Nous sommes humiliés, parce que la pauvreté est déprimante et nous cerne de toute part, surtout en province. Nous sommes témoins d’abus, d’impunité, d’effondrement de la justice, de la santé publique et tout cela nous humilie parce que c’est signe de non respect de la loi. Nous devons sauvegarder envers et contre tout notre foi et notre espérance, nous dire que ceci n’est un mauvais moment à passer et que tôt ou tard les criminels paieront pour leurs exactions, dit Théodora Dimova.
Misère, abrutissement, mais aussi déferlante de propagande sans fin – c’est ce qui engendre un langage de la haine.

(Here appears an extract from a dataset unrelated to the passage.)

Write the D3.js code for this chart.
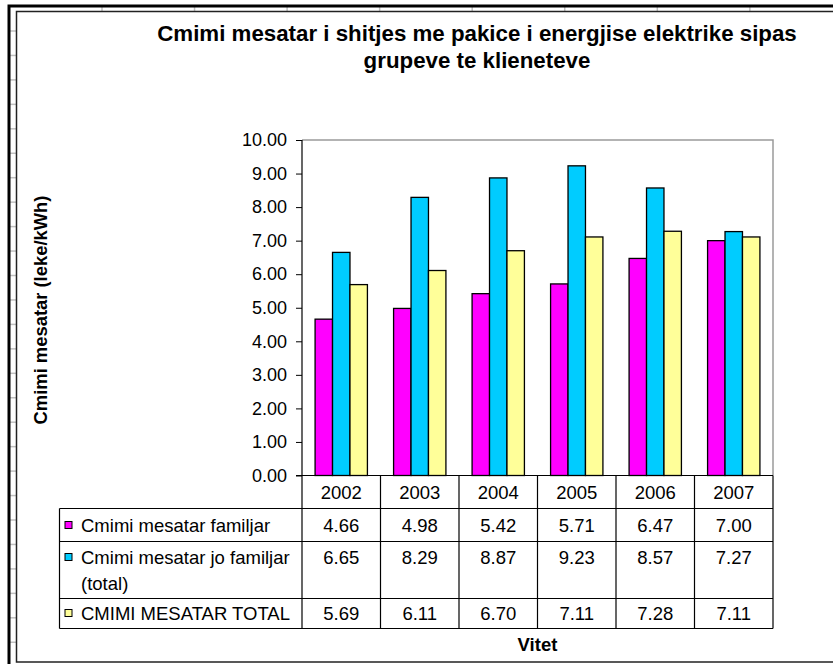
<!DOCTYPE html>
<html>
<head>
<meta charset="utf-8">
<script src="https://cdn.jsdelivr.net/npm/d3@7"></script>
<style>
  body { margin: 0; background: #fff; }
  svg { display: block; font-family: "Liberation Sans", Arial, sans-serif; }
</style>
</head>
<body>
<svg id="chart"></svg>
<script>
const WIDTH = 833;
const HEIGHT = 664;

// Data
const years = ['2002', '2003', '2004', '2005', '2006', '2007'];
const seriesNames = ['Cmimi mesatar familjar', 'Cmimi mesatar jo familjar (total)', 'CMIMI MESATAR TOTAL'];
const familjar = [4.66, 4.98, 5.42, 5.71, 6.47, 7.00];
const joFamiljar = [6.65, 8.29, 8.87, 9.23, 8.57, 7.27];
const total = [5.69, 6.11, 6.70, 7.11, 7.28, 7.11];
const yTicks = [0, 1, 2, 3, 4, 5, 6, 7, 8, 9, 10];

const colors = ['#ff00ff', '#00ccff', '#ffff99'];
const seriesValues = [familjar, joFamiljar, total];
// legend labels split into lines as in the table
const legendLines = [['Cmimi mesatar familjar'], ['Cmimi mesatar jo familjar', '(total)'], ['CMIMI MESATAR TOTAL']];

const plot = {left: 302, right: 773, top: 140, bottom: 475.5};

const svg = d3.select('#chart')
  .attr('width', WIDTH)
  .attr('height', HEIGHT)
  .attr('viewBox', `0 0 ${WIDTH} ${HEIGHT}`);

svg.append('rect').attr('width', WIDTH).attr('height', HEIGHT).attr('fill', '#fff');

// spreadsheet background: row / column ticks in the margin
const rowTicks = d3.range(0, 27).map(i => 31 + i * 24.45);
svg.append('g').selectAll('line').data(rowTicks).join('line')
  .attr('x1', 10).attr('x2', 16)
  .attr('y1', d => d).attr('y2', d => d)
  .attr('stroke', '#c0c0c0').attr('stroke-width', 1.5);
const colTicks = d3.range(0, 9).map(i => 102 + i * 92.55);
svg.append('g').selectAll('line').data(colTicks).join('line')
  .attr('x1', d => d).attr('x2', d => d)
  .attr('y1', 7).attr('y2', 11)
  .attr('stroke', '#c0c0c0').attr('stroke-width', 1.5);

// selection frame and chart border
svg.append('path').attr('d', `M9,${HEIGHT} V6 H${WIDTH}`)
  .attr('fill', 'none').attr('stroke', '#000').attr('stroke-width', 3);
svg.append('path').attr('d', `M${WIDTH},11.5 H16.5 V662 H${WIDTH}`)
  .attr('fill', 'none').attr('stroke', '#222').attr('stroke-width', 1.5);

// title
const title = svg.append('text')
  .attr('text-anchor', 'middle')
  .attr('font-weight', 'bold')
  .attr('font-size', 22.3)
  .attr('fill', '#000');
title.append('tspan').attr('x', 477).attr('y', 41).text('Cmimi mesatar i shitjes me pakice i energjise elektrike sipas');
title.append('tspan').attr('x', 477).attr('y', 68).text('grupeve te klieneteve');

// scales
const x = d3.scaleBand().domain(years).range([plot.left, plot.right]);
const barW = x.bandwidth() / 4.5;
const xs = d3.scaleBand().domain(d3.range(3))
  .range([x.bandwidth() * 0.75 / 4.5, x.bandwidth() * 0.75 / 4.5 + 3 * barW]);
const y = d3.scaleLinear().domain([0, 10]).range([plot.bottom, plot.top]);

// plot frame (grey top and right)
svg.append('path')
  .attr('d', `M${plot.left},${plot.top} H${plot.right} V${plot.bottom}`)
  .attr('fill', 'none').attr('stroke', '#9a9a9a').attr('stroke-width', 1.5);

// bars
const groups = svg.append('g').selectAll('g').data(years).join('g')
  .attr('transform', d => `translate(${x(d)},0)`);
groups.selectAll('rect')
  .data((d, i) => seriesValues.map((vals, s) => ({s, v: vals[i]})))
  .join('rect')
  .attr('x', d => xs(d.s))
  .attr('y', d => y(d.v))
  .attr('width', barW)
  .attr('height', d => y(0) - y(d.v))
  .attr('fill', d => colors[d.s])
  .attr('stroke', '#000')
  .attr('stroke-width', 1.3);

// y axis
const yAxis = svg.append('g')
  .attr('transform', `translate(${plot.left},0)`)
  .call(d3.axisLeft(y).tickValues(yTicks).tickFormat(d3.format('.2f'))
    .tickSize(6).tickSizeOuter(0).tickPadding(9));
yAxis.select('.domain').remove();
yAxis.selectAll('line').attr('stroke', '#000');
yAxis.selectAll('text').attr('font-size', 18).attr('fill', '#000')
  .attr('font-family', '"Liberation Sans", Arial, sans-serif');

// table rows
const rowY = [plot.bottom, 508.5, 541.5, 598.5, 628.5];
const tableLeft = 59.5;
const tbl = svg.append('g').attr('stroke', '#000').attr('stroke-width', 1.2);
tbl.append('line').attr('x1', plot.left).attr('x2', plot.left)
  .attr('y1', plot.top).attr('y2', rowY[4]);
tbl.append('line').attr('x1', plot.left - 6).attr('x2', plot.right)
  .attr('y1', plot.bottom).attr('y2', plot.bottom);
tbl.selectAll('.hline').data(rowY.slice(1)).join('line').attr('class', 'hline')
  .attr('x1', tableLeft).attr('x2', plot.right)
  .attr('y1', d => d).attr('y2', d => d);
tbl.append('line').attr('x1', tableLeft).attr('x2', tableLeft)
  .attr('y1', rowY[1]).attr('y2', rowY[4]);
tbl.selectAll('.vline').data(years.slice(1).map(d => x(d)).concat([plot.right])).join('line')
  .attr('class', 'vline')
  .attr('x1', d => d).attr('x2', d => d)
  .attr('y1', plot.bottom).attr('y2', rowY[4]);

// year labels
svg.append('g').selectAll('text').data(years).join('text')
  .attr('x', d => x(d) + x.bandwidth() / 2)
  .attr('y', 498.5)
  .attr('text-anchor', 'middle')
  .attr('font-size', 18.5)
  .text(d => d);

// table values and legend
const valueBaselines = [531.5, 563.5, 619.5];
seriesValues.forEach((vals, s) => {
  svg.append('g').selectAll('text').data(vals).join('text')
    .attr('x', (d, i) => x(years[i]) + x.bandwidth() / 2)
    .attr('y', valueBaselines[s])
    .attr('text-anchor', 'middle')
    .attr('font-size', 18.5)
    .text(d => d3.format('.2f')(d));

  svg.append('rect')
    .attr('x', 65).attr('y', valueBaselines[s] - 10)
    .attr('width', 7).attr('height', 7)
    .attr('fill', colors[s]).attr('stroke', '#000').attr('stroke-width', 1);

  const lbl = svg.append('text').attr('font-size', 18.5).attr('fill', '#000');
  legendLines[s].forEach((line, k) => {
    lbl.append('tspan').attr('x', 81).attr('y', valueBaselines[s] + k * 26).text(line);
  });
});

// axis titles
svg.append('text')
  .attr('x', (plot.left + plot.right) / 2)
  .attr('y', 651)
  .attr('text-anchor', 'middle')
  .attr('font-weight', 'bold')
  .attr('font-size', 18.5)
  .text('Vitet');

svg.append('text')
  .attr('transform', 'translate(47,310) rotate(-90)')
  .attr('text-anchor', 'middle')
  .attr('font-weight', 'bold')
  .attr('font-size', 18.4)
  .text('Cmimi mesatar (leke/kWh)');
</script>
</body>
</html>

L’agression verbale est symptomatique et elle fait très mal, mais lorsqu’on lui oppose une attitude ironique et lorsqu’on l’ignore, elle n’a rien à quoi s’accrocher et elle se désagrège, estime Théodora Dimova. La propagande est partout, il est difficile d’en dégager le discours sensé, de faire la part des choses et il s’agit là de critères aussi bien de la société que de chacun de nous. Il me semble que l’homme intelligent et perspicace est doté d’un sens qui l’aide à démasquer la propagande et à la fuir.
Etre vigilants, nous tenir informés, y compris grâce aux mots couchés sur la page blanche est la seule façon de cultiver ce sens salvateur. Théodora Dimova qui est bien la fille de son père, le grand écrivain bulgare Dimitar Dimov, est à l’écoute de la vie avec ses essais hebdomadaires et elle travaille actuellement sur la première année de la vie de Jésus. Et comme le 24 mai est la fête des Saints Apôtres Cyrille et Méthode il n’est de meilleure occasion de s’adresser à eux avec la prière de Théodora Dimova.
Qu’ils continuent à protéger la Bulgarie, qu’ils continuent à nous insuffler force et assurance, persévérance et pureté!